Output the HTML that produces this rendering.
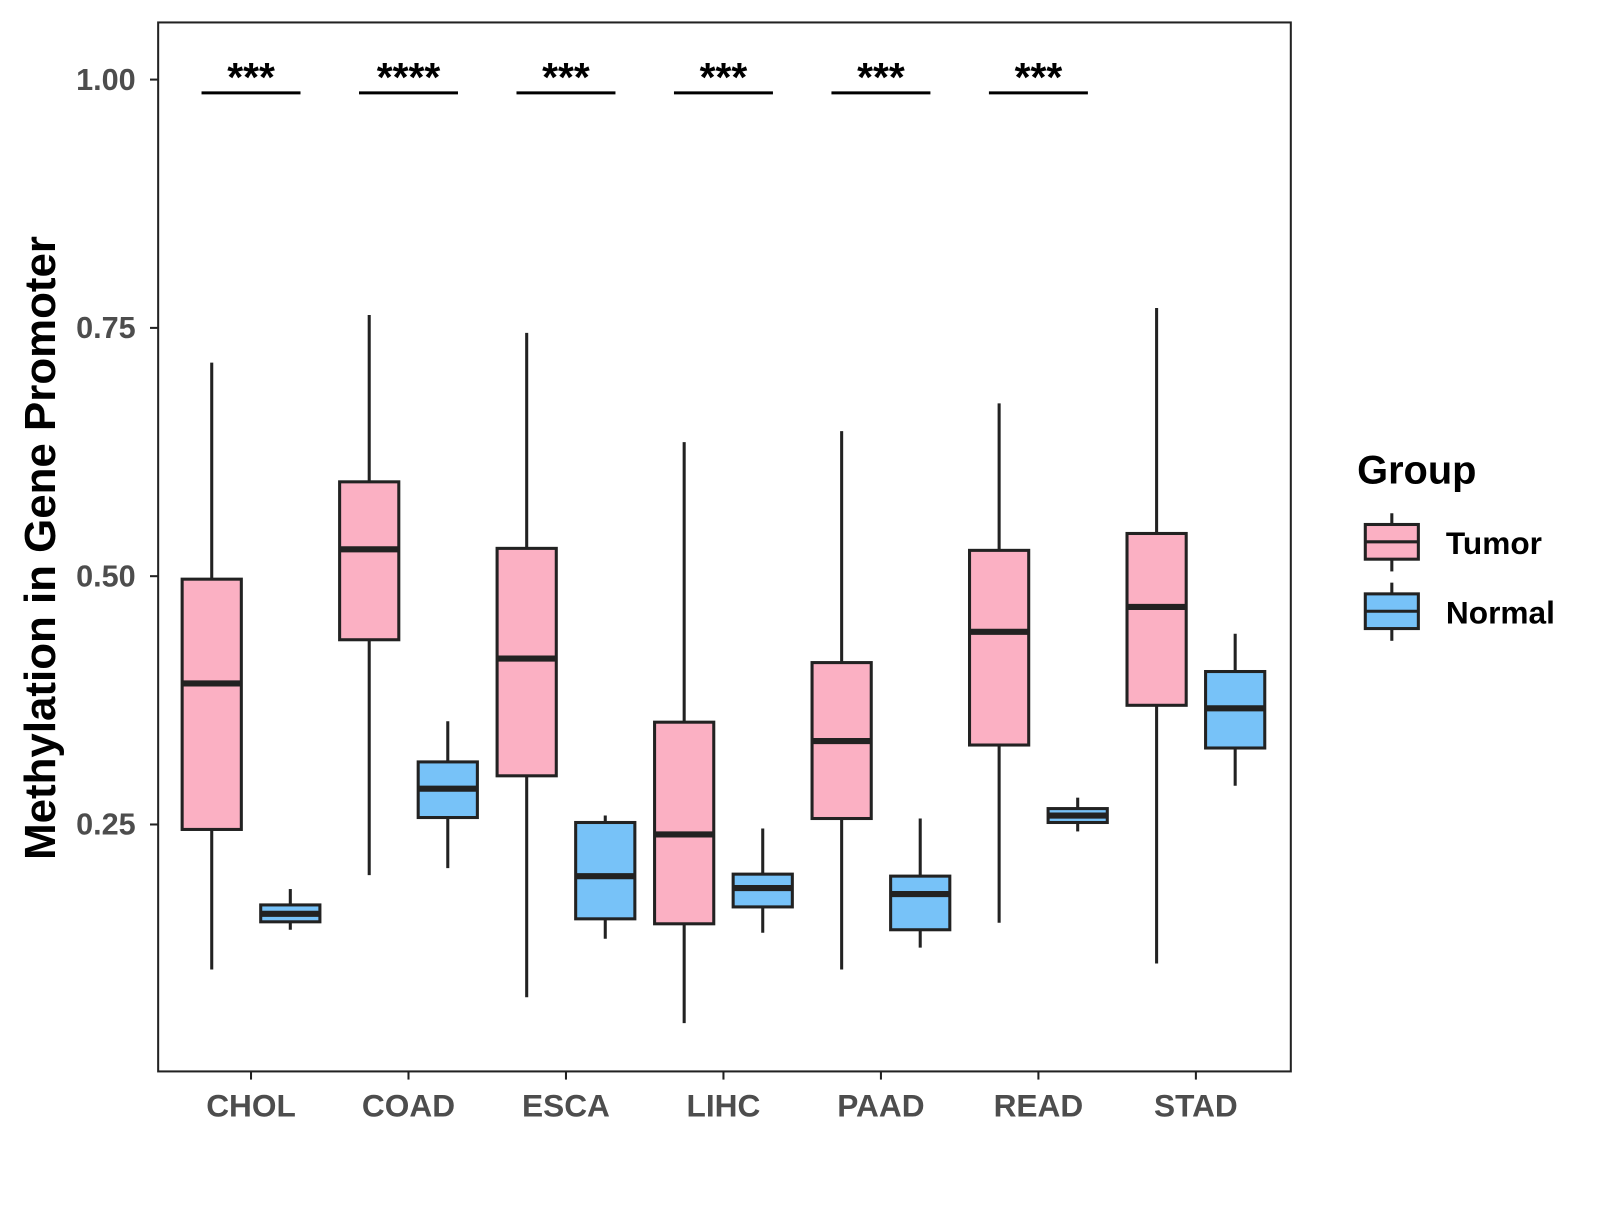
<!DOCTYPE html>
<html><head><meta charset="utf-8"><style>
body{margin:0;background:#fff;}
svg text{font-family:"Liberation Sans",Arial,sans-serif;font-weight:bold;}
</style></head><body>
<svg id="chart" width="1600" height="1200" xmlns="http://www.w3.org/2000/svg">
<g transform="scale(1.0204)">
<rect x="155" y="22" width="1110" height="1028" fill="#fff" stroke="#222" stroke-width="2"/>
<g id="marks"></g>
<text transform="translate(54,537) rotate(-90)" text-anchor="middle" font-size="43" fill="#000">Methylation in Gene Promoter</text>
<g>
<text x="1330" y="474" font-size="39" fill="#000">Group</text>
<g>
<line x1="1364" y1="503" x2="1364" y2="560" stroke="#222" stroke-width="3"/>
<rect x="1338" y="514" width="52" height="34" fill="#fbb0c3" stroke="#222" stroke-width="3"/>
<line x1="1338" y1="531" x2="1390" y2="531" stroke="#222" stroke-width="3"/>
<text x="1417" y="543" font-size="31" fill="#000">Tumor</text></g>
<g>
<line x1="1364" y1="571" x2="1364" y2="628" stroke="#222" stroke-width="3"/>
<rect x="1338" y="582" width="52" height="34" fill="#77c2f8" stroke="#222" stroke-width="3"/>
<line x1="1338" y1="599" x2="1390" y2="599" stroke="#222" stroke-width="3"/>
<text x="1417" y="611" font-size="31" fill="#000">Normal</text></g>
</g>
</g>
</svg>
<script>
const categories=["CHOL","COAD","ESCA","LIHC","PAAD","READ","STAD"];
// [whiskerLow, q1, median, q3, whiskerHigh]
const tumorStats=[[0.104,0.245,0.392,0.497,0.715],[0.199,0.436,0.527,0.595,0.763],[0.076,0.299,0.417,0.528,0.745],[0.050,0.150,0.240,0.353,0.635],[0.104,0.256,0.334,0.413,0.646],[0.151,0.330,0.444,0.526,0.674],[0.110,0.370,0.469,0.543,0.770]];
const normalStats=[[0.144,0.152,0.160,0.169,0.185],[0.206,0.257,0.286,0.313,0.354],[0.135,0.155,0.198,0.252,0.259],[0.141,0.167,0.186,0.200,0.246],[0.126,0.144,0.180,0.198,0.256],[0.243,0.252,0.259,0.266,0.277],[0.289,0.327,0.367,0.404,0.442]];
const significance=["***","****","***","***","***","***",""];
const yTicks=[0.25,0.50,0.75,1.00];
const yTickLabels=["0.25","0.50","0.75","1.00"];

const NS="http://www.w3.org/2000/svg";
const g=document.getElementById('marks');
const y=v=>78+(1-v)*973.33;
const xc=i=>246+i*154.33;
function mk(tag,attrs,parent){const e=document.createElementNS(NS,tag);for(const k in attrs)e.setAttribute(k,attrs[k]);(parent||g).appendChild(e);return e;}
yTicks.forEach((t,i)=>{
  const tk=mk('line',{x1:147,x2:155,y1:y(t),y2:y(t),stroke:'#222','stroke-width':2});
  
  
  const tx=mk('text',{x:133,y:y(t)+10,'text-anchor':'end','font-size':30,fill:'#4d4d4d'});
  tx.textContent=yTickLabels[i];
  
  
});
function box(cx,s,fill,name){
  const bg=mk('g',{});
  
  
  mk('line',{x1:cx,x2:cx,y1:y(s[0]),y2:y(s[4]),stroke:'#222','stroke-width':3},bg);
  mk('rect',{x:cx-29,y:y(s[3]),width:58,height:y(s[1])-y(s[3]),fill:fill,stroke:'#222','stroke-width':3},bg);
  mk('line',{x1:cx-29,x2:cx+29,y1:y(s[2]),y2:y(s[2]),stroke:'#222','stroke-width':6},bg);
}
categories.forEach((c,i)=>{
  const cx=xc(i);
  box(cx-38.5,tumorStats[i],'#fbb0c3','box-tumor-'+c.toLowerCase());
  box(cx+38.5,normalStats[i],'#77c2f8','box-normal-'+c.toLowerCase());
  const tk=mk('line',{x1:cx,x2:cx,y1:1050,y2:1058,stroke:'#222','stroke-width':2});
  
  
  const tx=mk('text',{x:cx,y:1094,'text-anchor':'middle','font-size':31,fill:'#4d4d4d'});
  tx.textContent=c;
  
  
  if(significance[i]){
    const sl=mk('line',{x1:cx-48.5,x2:cx+48.5,y1:91,y2:91,stroke:'#000','stroke-width':3});
    
    
    const st=mk('text',{x:cx,y:89,'text-anchor':'middle','font-size':40,fill:'#000'});
    st.textContent=significance[i];
    
    
  }
});
</script>
</body></html>
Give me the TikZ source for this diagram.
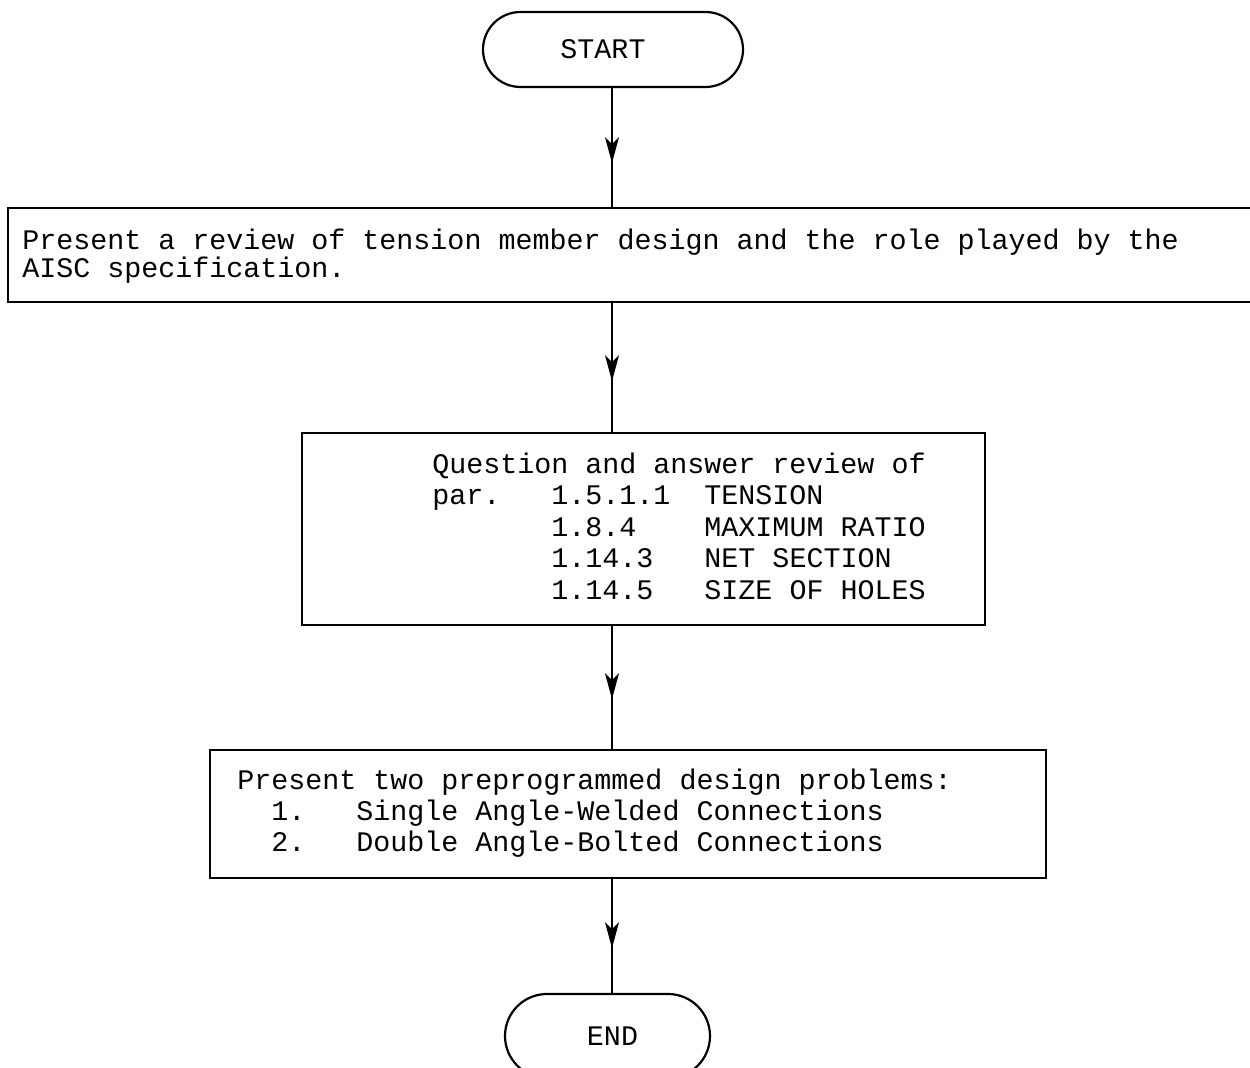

--

**The exercise**: Copy out the whole listing exactly, and don't carry over any pictures.

**Correct answer**:
Output the HTML that produces this rendering.
<!DOCTYPE html>
<html><head><meta charset="utf-8"><style>
body{margin:0;background:#fff;}
svg text{font-family:"Liberation Sans",Arial,sans-serif;font-weight:bold;}
</style></head><body>
<svg id="chart" width="1600" height="1200" xmlns="http://www.w3.org/2000/svg">
<g transform="scale(1.0204)">
<rect x="155" y="22" width="1110" height="1028" fill="#fff" stroke="#222" stroke-width="2"/>
<g id="marks"></g>
<text transform="translate(54,537) rotate(-90)" text-anchor="middle" font-size="43" fill="#000">Methylation in Gene Promoter</text>
<g>
<text x="1330" y="474" font-size="39" fill="#000">Group</text>
<g>
<line x1="1364" y1="503" x2="1364" y2="560" stroke="#222" stroke-width="3"/>
<rect x="1338" y="514" width="52" height="34" fill="#fbb0c3" stroke="#222" stroke-width="3"/>
<line x1="1338" y1="531" x2="1390" y2="531" stroke="#222" stroke-width="3"/>
<text x="1417" y="543" font-size="31" fill="#000">Tumor</text></g>
<g>
<line x1="1364" y1="571" x2="1364" y2="628" stroke="#222" stroke-width="3"/>
<rect x="1338" y="582" width="52" height="34" fill="#77c2f8" stroke="#222" stroke-width="3"/>
<line x1="1338" y1="599" x2="1390" y2="599" stroke="#222" stroke-width="3"/>
<text x="1417" y="611" font-size="31" fill="#000">Normal</text></g>
</g>
</g>
</svg>
<script>
const categories=["CHOL","COAD","ESCA","LIHC","PAAD","READ","STAD"];
// [whiskerLow, q1, median, q3, whiskerHigh]
const tumorStats=[[0.104,0.245,0.392,0.497,0.715],[0.199,0.436,0.527,0.595,0.763],[0.076,0.299,0.417,0.528,0.745],[0.050,0.150,0.240,0.353,0.635],[0.104,0.256,0.334,0.413,0.646],[0.151,0.330,0.444,0.526,0.674],[0.110,0.370,0.469,0.543,0.770]];
const normalStats=[[0.144,0.152,0.160,0.169,0.185],[0.206,0.257,0.286,0.313,0.354],[0.135,0.155,0.198,0.252,0.259],[0.141,0.167,0.186,0.200,0.246],[0.126,0.144,0.180,0.198,0.256],[0.243,0.252,0.259,0.266,0.277],[0.289,0.327,0.367,0.404,0.442]];
const significance=["***","****","***","***","***","***",""];
const yTicks=[0.25,0.50,0.75,1.00];
const yTickLabels=["0.25","0.50","0.75","1.00"];

const NS="http://www.w3.org/2000/svg";
const g=document.getElementById('marks');
const y=v=>78+(1-v)*973.33;
const xc=i=>246+i*154.33;
function mk(tag,attrs,parent){const e=document.createElementNS(NS,tag);for(const k in attrs)e.setAttribute(k,attrs[k]);(parent||g).appendChild(e);return e;}
yTicks.forEach((t,i)=>{
  const tk=mk('line',{x1:147,x2:155,y1:y(t),y2:y(t),stroke:'#222','stroke-width':2});
  
  
  const tx=mk('text',{x:133,y:y(t)+10,'text-anchor':'end','font-size':30,fill:'#4d4d4d'});
  tx.textContent=yTickLabels[i];
  
  
});
function box(cx,s,fill,name){
  const bg=mk('g',{});
  
  
  mk('line',{x1:cx,x2:cx,y1:y(s[0]),y2:y(s[4]),stroke:'#222','stroke-width':3},bg);
  mk('rect',{x:cx-29,y:y(s[3]),width:58,height:y(s[1])-y(s[3]),fill:fill,stroke:'#222','stroke-width':3},bg);
  mk('line',{x1:cx-29,x2:cx+29,y1:y(s[2]),y2:y(s[2]),stroke:'#222','stroke-width':6},bg);
}
categories.forEach((c,i)=>{
  const cx=xc(i);
  box(cx-38.5,tumorStats[i],'#fbb0c3','box-tumor-'+c.toLowerCase());
  box(cx+38.5,normalStats[i],'#77c2f8','box-normal-'+c.toLowerCase());
  const tk=mk('line',{x1:cx,x2:cx,y1:1050,y2:1058,stroke:'#222','stroke-width':2});
  
  
  const tx=mk('text',{x:cx,y:1094,'text-anchor':'middle','font-size':31,fill:'#4d4d4d'});
  tx.textContent=c;
  
  
  if(significance[i]){
    const sl=mk('line',{x1:cx-48.5,x2:cx+48.5,y1:91,y2:91,stroke:'#000','stroke-width':3});
    
    
    const st=mk('text',{x:cx,y:89,'text-anchor':'middle','font-size':40,fill:'#000'});
    st.textContent=significance[i];
    
    
  }
});
</script>
</body></html>
Give me the TikZ source for this diagram.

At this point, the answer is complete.